- Work instructions -
Your task is to repeat all of the data exactly while excluding the pictures.

- Dataset excerpt -
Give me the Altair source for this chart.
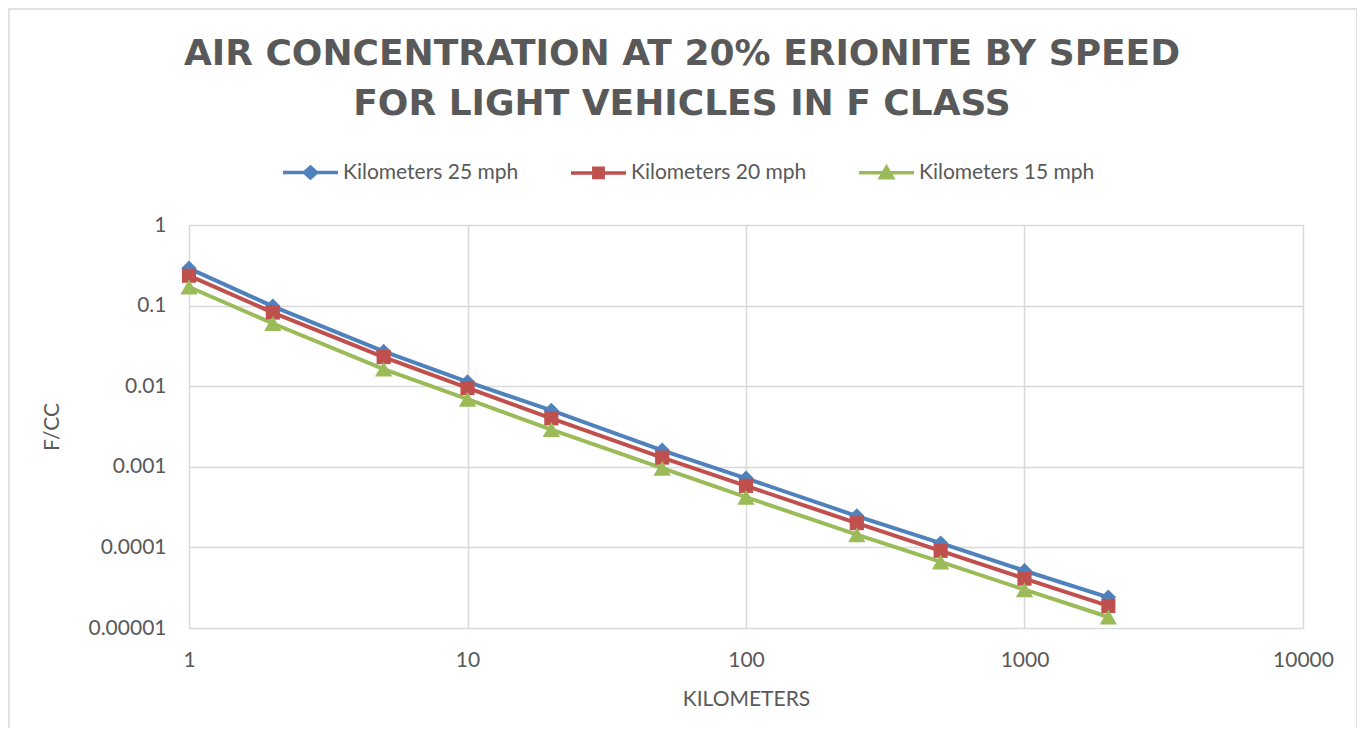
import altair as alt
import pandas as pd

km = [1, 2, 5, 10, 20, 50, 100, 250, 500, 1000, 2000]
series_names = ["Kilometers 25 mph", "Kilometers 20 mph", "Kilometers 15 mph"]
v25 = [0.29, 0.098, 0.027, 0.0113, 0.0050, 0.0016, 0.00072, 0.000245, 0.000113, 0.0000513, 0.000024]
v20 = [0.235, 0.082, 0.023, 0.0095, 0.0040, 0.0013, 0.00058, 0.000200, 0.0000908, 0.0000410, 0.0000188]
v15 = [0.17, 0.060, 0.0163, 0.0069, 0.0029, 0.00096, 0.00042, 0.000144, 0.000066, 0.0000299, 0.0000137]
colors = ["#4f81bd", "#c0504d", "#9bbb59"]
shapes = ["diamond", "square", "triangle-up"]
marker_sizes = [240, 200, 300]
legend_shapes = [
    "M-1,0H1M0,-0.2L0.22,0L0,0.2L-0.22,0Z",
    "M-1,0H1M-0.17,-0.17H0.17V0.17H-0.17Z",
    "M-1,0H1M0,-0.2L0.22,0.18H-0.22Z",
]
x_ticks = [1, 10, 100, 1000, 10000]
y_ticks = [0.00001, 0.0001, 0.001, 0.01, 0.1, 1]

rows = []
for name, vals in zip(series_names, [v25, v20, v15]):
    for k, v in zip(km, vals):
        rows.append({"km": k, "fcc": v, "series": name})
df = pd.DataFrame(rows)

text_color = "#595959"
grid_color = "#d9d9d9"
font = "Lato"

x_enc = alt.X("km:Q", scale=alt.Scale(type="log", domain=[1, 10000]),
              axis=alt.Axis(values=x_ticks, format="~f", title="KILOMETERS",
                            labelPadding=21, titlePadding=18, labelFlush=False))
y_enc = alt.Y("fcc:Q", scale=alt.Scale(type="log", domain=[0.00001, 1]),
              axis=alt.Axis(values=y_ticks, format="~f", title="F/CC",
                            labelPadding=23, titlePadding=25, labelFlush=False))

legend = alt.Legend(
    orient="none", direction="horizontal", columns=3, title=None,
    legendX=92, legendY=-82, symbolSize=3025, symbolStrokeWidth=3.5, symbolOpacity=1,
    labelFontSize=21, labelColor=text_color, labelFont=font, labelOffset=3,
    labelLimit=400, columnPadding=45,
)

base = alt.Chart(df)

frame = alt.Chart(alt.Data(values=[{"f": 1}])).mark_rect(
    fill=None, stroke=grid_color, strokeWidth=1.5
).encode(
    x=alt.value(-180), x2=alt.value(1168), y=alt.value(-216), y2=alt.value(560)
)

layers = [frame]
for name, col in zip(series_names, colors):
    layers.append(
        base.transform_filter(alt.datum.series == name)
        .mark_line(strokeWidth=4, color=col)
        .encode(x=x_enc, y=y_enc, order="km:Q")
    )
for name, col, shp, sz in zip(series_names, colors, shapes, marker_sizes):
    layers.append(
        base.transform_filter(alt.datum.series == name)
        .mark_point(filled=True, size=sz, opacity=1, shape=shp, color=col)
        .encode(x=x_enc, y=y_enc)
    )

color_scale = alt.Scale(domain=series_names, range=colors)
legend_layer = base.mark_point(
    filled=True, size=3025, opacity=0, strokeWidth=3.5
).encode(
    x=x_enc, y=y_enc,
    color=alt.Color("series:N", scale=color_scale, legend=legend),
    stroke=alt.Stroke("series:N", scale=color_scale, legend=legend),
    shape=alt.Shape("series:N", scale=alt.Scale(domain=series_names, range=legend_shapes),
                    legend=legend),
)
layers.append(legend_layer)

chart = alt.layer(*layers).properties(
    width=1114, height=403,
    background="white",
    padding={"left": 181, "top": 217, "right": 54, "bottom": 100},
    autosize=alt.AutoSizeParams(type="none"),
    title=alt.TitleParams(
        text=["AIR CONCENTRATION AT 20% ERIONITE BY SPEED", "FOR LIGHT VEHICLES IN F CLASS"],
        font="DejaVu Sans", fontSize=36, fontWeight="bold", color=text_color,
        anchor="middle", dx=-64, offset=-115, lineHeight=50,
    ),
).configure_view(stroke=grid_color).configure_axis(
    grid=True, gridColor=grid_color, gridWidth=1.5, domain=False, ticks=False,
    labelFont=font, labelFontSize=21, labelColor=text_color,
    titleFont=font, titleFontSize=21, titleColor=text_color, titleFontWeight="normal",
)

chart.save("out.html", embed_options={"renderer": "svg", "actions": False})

- Answer below -
Give me the Altair source for this chart.
import altair as alt
import pandas as pd

km = [1, 2, 5, 10, 20, 50, 100, 250, 500, 1000, 2000]
series_names = ["Kilometers 25 mph", "Kilometers 20 mph", "Kilometers 15 mph"]
v25 = [0.29, 0.098, 0.027, 0.0113, 0.0050, 0.0016, 0.00072, 0.000245, 0.000113, 0.0000513, 0.000024]
v20 = [0.235, 0.082, 0.023, 0.0095, 0.0040, 0.0013, 0.00058, 0.000200, 0.0000908, 0.0000410, 0.0000188]
v15 = [0.17, 0.060, 0.0163, 0.0069, 0.0029, 0.00096, 0.00042, 0.000144, 0.000066, 0.0000299, 0.0000137]
colors = ["#4f81bd", "#c0504d", "#9bbb59"]
shapes = ["diamond", "square", "triangle-up"]
marker_sizes = [240, 200, 300]
legend_shapes = [
    "M-1,0H1M0,-0.2L0.22,0L0,0.2L-0.22,0Z",
    "M-1,0H1M-0.17,-0.17H0.17V0.17H-0.17Z",
    "M-1,0H1M0,-0.2L0.22,0.18H-0.22Z",
]
x_ticks = [1, 10, 100, 1000, 10000]
y_ticks = [0.00001, 0.0001, 0.001, 0.01, 0.1, 1]

rows = []
for name, vals in zip(series_names, [v25, v20, v15]):
    for k, v in zip(km, vals):
        rows.append({"km": k, "fcc": v, "series": name})
df = pd.DataFrame(rows)

text_color = "#595959"
grid_color = "#d9d9d9"
font = "Lato"

x_enc = alt.X("km:Q", scale=alt.Scale(type="log", domain=[1, 10000]),
              axis=alt.Axis(values=x_ticks, format="~f", title="KILOMETERS",
                            labelPadding=21, titlePadding=18, labelFlush=False))
y_enc = alt.Y("fcc:Q", scale=alt.Scale(type="log", domain=[0.00001, 1]),
              axis=alt.Axis(values=y_ticks, format="~f", title="F/CC",
                            labelPadding=23, titlePadding=25, labelFlush=False))

legend = alt.Legend(
    orient="none", direction="horizontal", columns=3, title=None,
    legendX=92, legendY=-82, symbolSize=3025, symbolStrokeWidth=3.5, symbolOpacity=1,
    labelFontSize=21, labelColor=text_color, labelFont=font, labelOffset=3,
    labelLimit=400, columnPadding=45,
)

base = alt.Chart(df)

frame = alt.Chart(alt.Data(values=[{"f": 1}])).mark_rect(
    fill=None, stroke=grid_color, strokeWidth=1.5
).encode(
    x=alt.value(-180), x2=alt.value(1168), y=alt.value(-216), y2=alt.value(560)
)

layers = [frame]
for name, col in zip(series_names, colors):
    layers.append(
        base.transform_filter(alt.datum.series == name)
        .mark_line(strokeWidth=4, color=col)
        .encode(x=x_enc, y=y_enc, order="km:Q")
    )
for name, col, shp, sz in zip(series_names, colors, shapes, marker_sizes):
    layers.append(
        base.transform_filter(alt.datum.series == name)
        .mark_point(filled=True, size=sz, opacity=1, shape=shp, color=col)
        .encode(x=x_enc, y=y_enc)
    )

color_scale = alt.Scale(domain=series_names, range=colors)
legend_layer = base.mark_point(
    filled=True, size=3025, opacity=0, strokeWidth=3.5
).encode(
    x=x_enc, y=y_enc,
    color=alt.Color("series:N", scale=color_scale, legend=legend),
    stroke=alt.Stroke("series:N", scale=color_scale, legend=legend),
    shape=alt.Shape("series:N", scale=alt.Scale(domain=series_names, range=legend_shapes),
                    legend=legend),
)
layers.append(legend_layer)

chart = alt.layer(*layers).properties(
    width=1114, height=403,
    background="white",
    padding={"left": 181, "top": 217, "right": 54, "bottom": 100},
    autosize=alt.AutoSizeParams(type="none"),
    title=alt.TitleParams(
        text=["AIR CONCENTRATION AT 20% ERIONITE BY SPEED", "FOR LIGHT VEHICLES IN F CLASS"],
        font="DejaVu Sans", fontSize=36, fontWeight="bold", color=text_color,
        anchor="middle", dx=-64, offset=-115, lineHeight=50,
    ),
).configure_view(stroke=grid_color).configure_axis(
    grid=True, gridColor=grid_color, gridWidth=1.5, domain=False, ticks=False,
    labelFont=font, labelFontSize=21, labelColor=text_color,
    titleFont=font, titleFontSize=21, titleColor=text_color, titleFontWeight="normal",
)

chart.save("out.html", embed_options={"renderer": "svg", "actions": False})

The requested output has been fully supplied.